Poor 'left behind' at climate talks
A critical UN conference aimed at agreeing a new global approach to climate change is set to open in Paris.
The meeting, known as COP21, will see negotiators from 195 countries attempt to finalise a new treaty over the next two weeks.
Political leaders from 147 countries will address the conference throughout Monday.
But the poorest countries say they fear being "left behind" in the push to agree a deal.
The French government will officially take over the running of the talks during the opening ceremony on Monday.
Police have locked down the conference centre in Le Bourget, closing roads in the area amid strict security for the leaders' visit.
Presidents and prime ministers will address the gathering amid a growing sense of optimism that an agreement can be secured.
"It will be the turning point, which is what the world requires," said French Foreign Minister Laurent Fabius at a news conference over the weekend. Fabius will chair the conference until it reaches a conclusion.
Boost for solar
The leaders, who will only stay at the meeting for one day, are likely to make a number of significant announcements during the day to boost the fight against rising temperatures.

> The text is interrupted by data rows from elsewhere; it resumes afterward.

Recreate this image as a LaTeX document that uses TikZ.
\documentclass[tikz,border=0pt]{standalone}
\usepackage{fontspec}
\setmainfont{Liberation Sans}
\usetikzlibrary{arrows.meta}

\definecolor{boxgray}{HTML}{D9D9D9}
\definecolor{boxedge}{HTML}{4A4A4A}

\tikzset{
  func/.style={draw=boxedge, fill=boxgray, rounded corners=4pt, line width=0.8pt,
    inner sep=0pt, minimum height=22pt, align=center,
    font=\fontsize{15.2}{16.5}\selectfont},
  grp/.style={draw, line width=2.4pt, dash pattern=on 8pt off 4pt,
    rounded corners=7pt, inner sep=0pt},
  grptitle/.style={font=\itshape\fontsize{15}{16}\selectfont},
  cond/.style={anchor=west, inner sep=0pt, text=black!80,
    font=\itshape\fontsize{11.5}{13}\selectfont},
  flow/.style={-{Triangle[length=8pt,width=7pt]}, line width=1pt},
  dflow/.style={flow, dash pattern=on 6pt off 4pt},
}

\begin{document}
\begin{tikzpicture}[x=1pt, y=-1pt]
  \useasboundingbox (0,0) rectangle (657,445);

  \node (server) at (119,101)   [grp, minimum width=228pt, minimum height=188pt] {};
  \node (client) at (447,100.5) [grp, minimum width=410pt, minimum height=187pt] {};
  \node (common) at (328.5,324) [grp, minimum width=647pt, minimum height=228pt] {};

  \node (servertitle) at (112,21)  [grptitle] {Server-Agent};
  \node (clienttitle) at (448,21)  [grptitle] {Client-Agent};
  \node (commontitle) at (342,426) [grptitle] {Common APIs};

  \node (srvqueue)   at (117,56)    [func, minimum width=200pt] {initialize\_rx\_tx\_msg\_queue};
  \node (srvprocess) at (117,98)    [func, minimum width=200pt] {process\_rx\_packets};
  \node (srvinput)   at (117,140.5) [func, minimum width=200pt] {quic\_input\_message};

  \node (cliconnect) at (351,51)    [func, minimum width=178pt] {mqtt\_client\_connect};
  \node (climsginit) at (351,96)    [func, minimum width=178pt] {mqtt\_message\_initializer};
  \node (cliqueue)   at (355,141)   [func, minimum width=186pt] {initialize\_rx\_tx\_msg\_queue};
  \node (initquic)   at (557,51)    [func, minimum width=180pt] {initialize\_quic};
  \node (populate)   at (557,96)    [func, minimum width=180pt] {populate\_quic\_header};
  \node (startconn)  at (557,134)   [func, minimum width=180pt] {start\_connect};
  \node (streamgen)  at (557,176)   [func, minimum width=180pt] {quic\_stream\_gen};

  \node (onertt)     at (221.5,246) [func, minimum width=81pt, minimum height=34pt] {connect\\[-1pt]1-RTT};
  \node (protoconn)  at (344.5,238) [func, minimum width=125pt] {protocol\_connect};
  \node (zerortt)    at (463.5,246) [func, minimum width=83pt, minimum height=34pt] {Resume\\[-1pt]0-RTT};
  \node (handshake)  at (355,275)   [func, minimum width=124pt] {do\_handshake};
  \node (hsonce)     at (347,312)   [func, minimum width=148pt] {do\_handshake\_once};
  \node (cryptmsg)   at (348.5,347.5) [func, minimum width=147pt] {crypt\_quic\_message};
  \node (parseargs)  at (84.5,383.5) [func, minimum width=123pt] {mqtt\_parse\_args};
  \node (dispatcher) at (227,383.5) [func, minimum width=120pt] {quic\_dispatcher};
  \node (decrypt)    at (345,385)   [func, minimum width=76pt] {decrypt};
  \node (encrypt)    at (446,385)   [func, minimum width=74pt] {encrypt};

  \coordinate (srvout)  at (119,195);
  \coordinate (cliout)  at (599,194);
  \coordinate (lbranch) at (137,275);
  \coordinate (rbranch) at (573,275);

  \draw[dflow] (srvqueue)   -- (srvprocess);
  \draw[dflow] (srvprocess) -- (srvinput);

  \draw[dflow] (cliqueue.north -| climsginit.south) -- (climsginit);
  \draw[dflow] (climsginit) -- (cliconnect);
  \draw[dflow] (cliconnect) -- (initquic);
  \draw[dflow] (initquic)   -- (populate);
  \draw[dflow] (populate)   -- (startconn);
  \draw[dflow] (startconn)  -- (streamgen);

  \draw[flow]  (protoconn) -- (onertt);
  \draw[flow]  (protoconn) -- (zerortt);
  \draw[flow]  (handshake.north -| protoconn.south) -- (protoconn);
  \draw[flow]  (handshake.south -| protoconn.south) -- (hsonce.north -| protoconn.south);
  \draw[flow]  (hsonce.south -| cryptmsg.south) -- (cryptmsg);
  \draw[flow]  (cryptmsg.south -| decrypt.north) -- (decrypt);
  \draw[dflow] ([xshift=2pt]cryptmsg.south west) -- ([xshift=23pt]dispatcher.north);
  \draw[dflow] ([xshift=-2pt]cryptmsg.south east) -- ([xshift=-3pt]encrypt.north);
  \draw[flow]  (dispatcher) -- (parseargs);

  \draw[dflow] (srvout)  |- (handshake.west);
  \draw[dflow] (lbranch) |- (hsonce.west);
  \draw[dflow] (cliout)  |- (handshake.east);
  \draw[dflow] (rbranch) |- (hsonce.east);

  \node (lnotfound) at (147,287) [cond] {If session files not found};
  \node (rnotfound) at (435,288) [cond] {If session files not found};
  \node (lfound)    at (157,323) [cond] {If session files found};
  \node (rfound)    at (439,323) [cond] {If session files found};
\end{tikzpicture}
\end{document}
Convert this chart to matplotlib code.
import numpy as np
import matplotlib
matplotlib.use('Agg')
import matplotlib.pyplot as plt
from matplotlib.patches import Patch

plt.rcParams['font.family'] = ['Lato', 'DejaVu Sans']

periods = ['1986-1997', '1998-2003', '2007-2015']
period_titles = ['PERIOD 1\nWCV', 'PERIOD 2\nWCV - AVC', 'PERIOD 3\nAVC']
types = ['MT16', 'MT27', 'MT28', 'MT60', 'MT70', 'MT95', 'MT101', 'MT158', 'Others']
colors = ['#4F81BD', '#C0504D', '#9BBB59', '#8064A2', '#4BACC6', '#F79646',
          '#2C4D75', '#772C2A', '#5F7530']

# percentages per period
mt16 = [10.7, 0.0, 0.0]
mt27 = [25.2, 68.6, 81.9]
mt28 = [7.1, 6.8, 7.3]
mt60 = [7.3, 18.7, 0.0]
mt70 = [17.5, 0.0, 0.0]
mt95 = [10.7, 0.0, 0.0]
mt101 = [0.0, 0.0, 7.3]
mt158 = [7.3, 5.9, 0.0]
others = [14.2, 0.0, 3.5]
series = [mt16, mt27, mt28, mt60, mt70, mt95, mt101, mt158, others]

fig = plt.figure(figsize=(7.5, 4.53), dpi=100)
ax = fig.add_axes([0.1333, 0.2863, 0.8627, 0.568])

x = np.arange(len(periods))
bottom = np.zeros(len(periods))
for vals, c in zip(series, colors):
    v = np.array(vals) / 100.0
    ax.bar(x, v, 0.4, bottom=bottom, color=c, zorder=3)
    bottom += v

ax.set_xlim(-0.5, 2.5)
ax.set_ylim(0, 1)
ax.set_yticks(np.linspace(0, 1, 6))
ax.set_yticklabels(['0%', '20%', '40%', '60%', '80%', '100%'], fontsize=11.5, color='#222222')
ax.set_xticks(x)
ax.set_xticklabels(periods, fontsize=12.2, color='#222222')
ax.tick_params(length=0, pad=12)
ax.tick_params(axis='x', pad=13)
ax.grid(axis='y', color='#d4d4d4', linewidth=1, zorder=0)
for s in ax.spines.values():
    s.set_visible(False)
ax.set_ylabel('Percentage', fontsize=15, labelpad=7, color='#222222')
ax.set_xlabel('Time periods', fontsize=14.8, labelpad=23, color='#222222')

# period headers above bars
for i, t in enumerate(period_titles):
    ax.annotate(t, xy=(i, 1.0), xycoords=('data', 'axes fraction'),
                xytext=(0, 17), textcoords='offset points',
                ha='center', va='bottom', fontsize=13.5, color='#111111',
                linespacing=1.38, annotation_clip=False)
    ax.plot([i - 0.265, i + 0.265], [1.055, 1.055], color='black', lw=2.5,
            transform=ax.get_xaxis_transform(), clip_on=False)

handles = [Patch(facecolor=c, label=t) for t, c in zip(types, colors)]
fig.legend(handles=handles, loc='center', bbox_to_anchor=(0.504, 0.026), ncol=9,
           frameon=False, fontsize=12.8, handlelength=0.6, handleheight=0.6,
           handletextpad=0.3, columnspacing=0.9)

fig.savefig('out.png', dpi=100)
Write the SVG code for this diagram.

France and India will announce a global alliance that aims to bring together 100 solar-rich countries in tropical regions to rapidly expand the availability of electricity from the Sun.
There are also expected to be announcements on funding for renewable energy research.
But among the warm words and good intentions, there are growing concerns among the very poorest countries that their interests might be sacrificed in the clamour for compromise.
Most of the discussions here will revolve around a new deal that would limit global warming to 2C.
Assessments of the more than 180 national plans that have been submitted by countries suggest that if they were implemented the world would see a rise of nearer to 3C.
However, the 48 members of the least developed countries (LDC) group at these talks say that for them, anything more than 1.5 degrees would be catastrophic.
"For the LDCs, economic development, regional food security, ecosystems, and the very survival of their populations and livelihoods are at risk if talks aim only for a 2C world," said Giza Gaspar Martins from Angola.
"The heads of state will be in Paris to set the tone for the negotiations. We renew our call for an ambitious, robust and binding climate deal that does not leave behind the most vulnerable among us."
While the arrival of the leaders will give a significant boost to the conference, the practical difficulties of securing a deal have not gone away.
At present the negotiating text runs to more than 50 pages of dense text, filled with brackets, indicating disagreement.
Teams of negotiators actually began the work on Sunday conscious of the fact that so many issues remain unresolved.
The hope is that, by the end of this week, a new draft agreement will be ready for environment ministers to haggle over during the second half of the conference.
One of the biggest differences is said to be over what's termed "differentiation" in the talks.
The US and other wealthy countries object to the fact that in these negotiations, a country is determined to be developed or developing based on its wealth when this body was formed back in 1992.
They argue that any new deal must accurately reflect the current position, meaning that a larger number of countries would have to share the burden of cutting carbon.